Media mogul takes big bite into energy sector
Albertus Weldison Nonto | February 28, 2011
Hary Tanoesoedibjo's MNC Group is the country’s undisputed leader among a clutch of media companies, which gives the 46-year-old tycoon enormous power to influence public perception.
Hary Tanoesoedibjo is far from content on being the top dog in the media
world. His MNC Group is the country’s undisputed leader among a clutch
of media companies, which gives the 46-yeal old tycoon enormous power to
influence public perception. He is, however, now setting his sights on
becoming an energy mogul as well, reports Albertus Weldison Nonto.
Tough,
ambitious and shrewd. These are the words often used to describe Hary
Tanoesoedibjo, the 46-year old owner of MNC Group, Indonesia’s largest
media company. The Surabaya-born businessman is unafraid of taking on
formidable adversaries, such as Siti Hardiyanti Rukmana, or Tutut as
former president Suharto’s daughter is more widely known as, over
control of television station TPI.
The battle has been raging
in the courts since July last year and indicates Hary’s toughness as a
businessman. The media mogul is regarded as one of the best negotiators
around and his success in building MNC into a formidable media company
speaks volumes of his management ability.
In the short span of
12 years, Hary has emerged from relative obscurity to become one of the
fastest rising tycoons in the country. He was ranked number 20 on the
Globe Asia list of the 150 Richest Indonesians in 2010 with a networth
of $640 million. If his energy bets payoff, he will definetly rise on
this prestigious list.
Not content with running the largest media
business in the country, Hary is now an expansion path that, if
successful, could propel him to the upper echleons of the country’s
business elite. His next phase of expansion, he tells Globe Asia, will
be focused on natural resources and property, two sectors that offer
huge upside.
His debut in the resources business was marked by a
typically bold step: acquiring more than nine mining concessions in
South Sumatra and Kalimantan through his Bhakti Coal Resources. At the
same time, he is starting out in the oil and gas business through PT
Suma Sarana. In property, he is planning new office buildings and a
theme park.
Not surprisingly, Hary remains coy on the details of
the new business units, not least the financing. Darma Putra, a
director of holding company Bhakti Investama, says the group acquired
eight of its coal concessions from Titan Mining. That provides control
of 92,000 hectares of land with estimated reserves of around 1 billion
metric tons of coal in Musi Banyuasin, South Sumatra. Further surveys
are currently underway to gauge the exact amount of reserves and the
quality of the coal.
At the same time last year the group also
acquired PT Putra Muba Coal in the same region, which this year begins
producing 3 to 4 million tons of coal a year. Another concession in
Kalimantan is already in production with a similar output. In total, the
group expects to produce more than 6 million tons of coal this year,
with output to be boosted in years to come once exploration is complete
at the other concessions.
As always, Hary is eminently pragmatic
in making his new business moves. Indonesia's strength as a major market
creates opportunities in financial services, energy, consumer goods,
property and even infrastructure and media, providing openings for new
entrepreneurs or for expansion by existing groups, he argues.
“I
decided to go into these business areas because they have shown good
steady growth for the past five years, so surely someone can rely on
good performance in the sectors for at least the next five year,” he
states frankly.
Like many other businessmen, Hary says it’s
hardly necessary to provide reasons for going into the resources
business. With steady economic growth and the increasing number of
middle-class Indonesians, the need for housing, energy and education
forms the base of the pyramid of what the economy requires.
Hary
warns, though, that as well as having to have a sound financial
structure to benefit, it’s also essential to have the time to devote to a
new project and qualified people to run and oversee the entire business
process from day one.
Living up to his principle that time
means money, Hary spurns the golf course and prefers to spend his time
working in his business. He sees his new ventures as the way to develop
his existing business rather than to create entirely new enterprises.

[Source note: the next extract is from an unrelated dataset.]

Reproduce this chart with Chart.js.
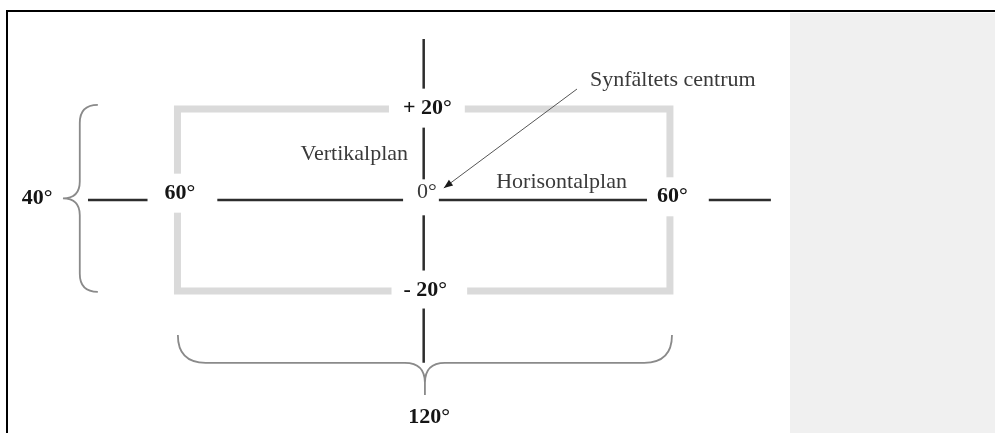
<!DOCTYPE html>
<html>
<head>
<meta charset="utf-8">
<script src="https://cdn.jsdelivr.net/npm/chart.js@4.4.0/dist/chart.umd.min.js"></script>
<style>
  html, body { margin: 0; padding: 0; background: #fff; }
  body { width: 995px; height: 433px; position: relative; overflow: hidden; }
  #frame { position: absolute; left: 6px; top: 10px; right: 0; bottom: 0; border-top: 2px solid #000; border-left: 2px solid #000; }
  #panel { position: absolute; left: 790px; top: 13px; right: 0; bottom: 0; background: #f0f0f0; }
  #chart { position: absolute; left: 0; top: 0; }
</style>
</head>
<body>
<div id="frame"></div>
<div id="panel"></div>
<canvas id="chart" width="995" height="433"></canvas>
<script>
// everything in degrees, 0/0 = synfältets centrum
const fieldX = [0, 60, 60, -60, -60, 0];
const fieldY = [20, 20, -20, -20, 20, 20];
const horizontalPlaneX = [-81.8, 84.6];
const verticalPlaneY = [35.4, -35.8];
const arrowX = [37.35, 4.9];
const arrowY = [24.4, 2.64];

const labelTexts = ['40°', '60°', '60°', '+ 20°', '- 20°', '0°', '120°', 'Vertikalplan', 'Horisontalplan', 'Synfältets centrum'];
const labelX = [-94.2, -59.4, 60.6, 0.9, 0.4, 0.8, 1.3, -16.9, 33.6, 60.7];
const labelY = [0.4, 1.5, 0.7, 20.2, -19.8, 1.8, -47.9, 10.1, 4.0, 26.4];
const labelBold = [true, true, true, true, true, false, true, false, false, false];

// braces: 40° (vertical) and 120° (horizontal)
const braceAlong = ['y', 'x'];
const braceFrom = [20.9, -59.9];
const braceTo = [-20.2, 60.5];
const braceTip = [-79.4, -29.7];
const braceSpine = [-83.8, -35.8];
const bracePoint = [-87.9, -42.9];

// white gaps cut around the labels that sit on lines [left, right, top, bottom] px
const gapPad = { 1: [17, 22, 12, 12], 2: [10, 21, 12, 12], 3: [14, 13, 12, 12], 4: [12, 20, 12, 11], 5: [14, 2, 5, 16] };

const fontFor = (i) => (labelBold[i] ? 'bold ' : '') + '22px "Liberation Serif", "Times New Roman", serif';

const diagramPlugin = {
  id: 'diagram',
  beforeDatasetDraw(chart, args) {
    if (chart.data.datasets[args.index].label !== 'pil') return;
    const { ctx } = chart;
    const { x, y } = chart.scales;
    ctx.save();
    ctx.fillStyle = '#fff';
    labelTexts.forEach((t, i) => {
      const pad = gapPad[i];
      if (!pad) return;
      ctx.font = fontFor(i);
      const w = ctx.measureText(t).width;
      const h = 15;
      const cx = x.getPixelForValue(labelX[i]);
      const cy = y.getPixelForValue(labelY[i]);
      ctx.fillRect(cx - w / 2 - pad[0], cy - h / 2 - pad[2], w + pad[0] + pad[1], h + pad[2] + pad[3]);
    });
    ctx.restore();
  },
  afterDatasetsDraw(chart) {
    const { ctx } = chart;
    const { x, y } = chart.scales;
    ctx.save();

    // braces
    ctx.strokeStyle = '#8a8a8a';
    ctx.lineWidth = 1.8;
    braceAlong.forEach((along, i) => {
      ctx.beginPath();
      if (along === 'x') {
        const a = x.getPixelForValue(braceFrom[i]);
        const c = x.getPixelForValue(braceTo[i]);
        const m = (a + c) / 2;
        const tip = y.getPixelForValue(braceTip[i]);
        const sp = y.getPixelForValue(braceSpine[i]);
        const pt = y.getPixelForValue(bracePoint[i]);
        const r = sp - tip;
        const r2 = Math.min(20, pt - sp);
        [[a, 1], [c, -1]].forEach(([e, d]) => {
          ctx.moveTo(e, tip);
          ctx.quadraticCurveTo(e, sp, e + d * r, sp);
          ctx.lineTo(m - d * r2, sp);
          ctx.quadraticCurveTo(m, sp, m, sp + r2);
          ctx.lineTo(m, pt);
        });
      } else {
        const a = y.getPixelForValue(braceFrom[i]);
        const c = y.getPixelForValue(braceTo[i]);
        const m = (a + c) / 2;
        const tip = x.getPixelForValue(braceTip[i]);
        const sp = x.getPixelForValue(braceSpine[i]);
        const pt = x.getPixelForValue(bracePoint[i]);
        const r = tip - sp;
        const r2 = Math.min(20, sp - pt);
        [[a, 1], [c, -1]].forEach(([e, d]) => {
          ctx.moveTo(tip, e);
          ctx.quadraticCurveTo(sp, e, sp, e + d * r);
          ctx.lineTo(sp, m - d * r2);
          ctx.quadraticCurveTo(sp, m, sp - r2, m);
          ctx.lineTo(pt, m);
        });
      }
      ctx.stroke();
    });

    // arrow head
    const x0 = x.getPixelForValue(arrowX[0]), y0 = y.getPixelForValue(arrowY[0]);
    const x1 = x.getPixelForValue(arrowX[1]), y1 = y.getPixelForValue(arrowY[1]);
    const ang = Math.atan2(y1 - y0, x1 - x0);
    ctx.fillStyle = '#1a1a1a';
    ctx.beginPath();
    ctx.moveTo(x1, y1);
    ctx.lineTo(x1 - 9 * Math.cos(ang) + 3.5 * Math.sin(ang), y1 - 9 * Math.sin(ang) - 3.5 * Math.cos(ang));
    ctx.lineTo(x1 - 9 * Math.cos(ang) - 3.5 * Math.sin(ang), y1 - 9 * Math.sin(ang) + 3.5 * Math.cos(ang));
    ctx.closePath();
    ctx.fill();

    // labels
    ctx.textAlign = 'center';
    ctx.textBaseline = 'middle';
    labelTexts.forEach((t, i) => {
      ctx.font = fontFor(i);
      ctx.fillStyle = labelBold[i] ? '#151515' : '#3a3a3a';
      ctx.fillText(t, x.getPixelForValue(labelX[i]), y.getPixelForValue(labelY[i]));
    });
    ctx.restore();
  }
};

const toPoints = (xs, ys) => xs.map((v, i) => ({ x: v, y: ys[i] }));

new Chart(document.getElementById('chart'), {
  type: 'scatter',
  data: {
    datasets: [
      {
        label: 'pil',
        data: toPoints(arrowX, arrowY),
        showLine: true,
        borderColor: '#555',
        borderWidth: 1,
        pointRadius: 0
      },
      {
        label: 'Horisontalplan',
        data: toPoints(horizontalPlaneX, [0, 0]),
        showLine: true,
        borderColor: '#2d2d2d',
        borderWidth: 2.5,
        pointRadius: 0
      },
      {
        label: 'Vertikalplan',
        data: toPoints([0, 0], verticalPlaneY),
        showLine: true,
        borderColor: '#2d2d2d',
        borderWidth: 2.5,
        pointRadius: 0
      },
      {
        label: 'Synfält',
        data: toPoints(fieldX, fieldY),
        showLine: true,
        borderColor: '#dadada',
        borderWidth: 7,
        borderJoinStyle: 'miter',
        pointRadius: 0
      }
    ]
  },
  options: {
    responsive: false,
    devicePixelRatio: 1,
    animation: false,
    layout: { padding: 0 },
    scales: {
      x: { type: 'linear', display: false, min: -103.24, max: 139.21 },
      y: { type: 'linear', display: false, min: -51.24, max: 43.98 }
    },
    plugins: {
      legend: { display: false },
      tooltip: { enabled: false }
    }
  },
  plugins: [diagramPlugin]
});
</script>
</body>
</html>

“Our group can only expand if we believe our existing business is
showing steady growth and is run by good solid management,” he muses.
Dharma
Putra told the media last month that financing for the expansion
program will likely come from a variety of sources. There will be a
rights issue of 10% of new shares in the holding company to a strategic
investor, the sale of some assets and some bank loans.
Harry
sees borrowing as a normal means of financing expansion, in addition to
using existing equity. “The mistake in the past was to over-leverage and
debt mismatch. So in our group, debt management has to be adjusted to
capital equity and cash flow. Secondly, the tenor of funding should also
match the investment plan,” he says.
He adds that in the past
most Indonesian companies did not put these principles into practice in
their debt management. “Some companies in the past financed their
investments with three- to six-month commercial paper, so when the
financial crisis occurred, they all collapsed, became insolvent and
couldn't pay their debts.” Hary adopts a more cautious approach,
keeping his debts in line with the fundamentals of his operations.
Market
analysts and investment bankers give Hary the thumbs up and a number of
large banks have been more than willing to finance his expansion. “Hary
is tough businessman who does not give upeasliy,” notes one investment
banker. “His media empire is financially sound and he is very
ambitious.”
He added, however, that the media tycoon will have to
consolidate first if he wants to expand big into energy and property.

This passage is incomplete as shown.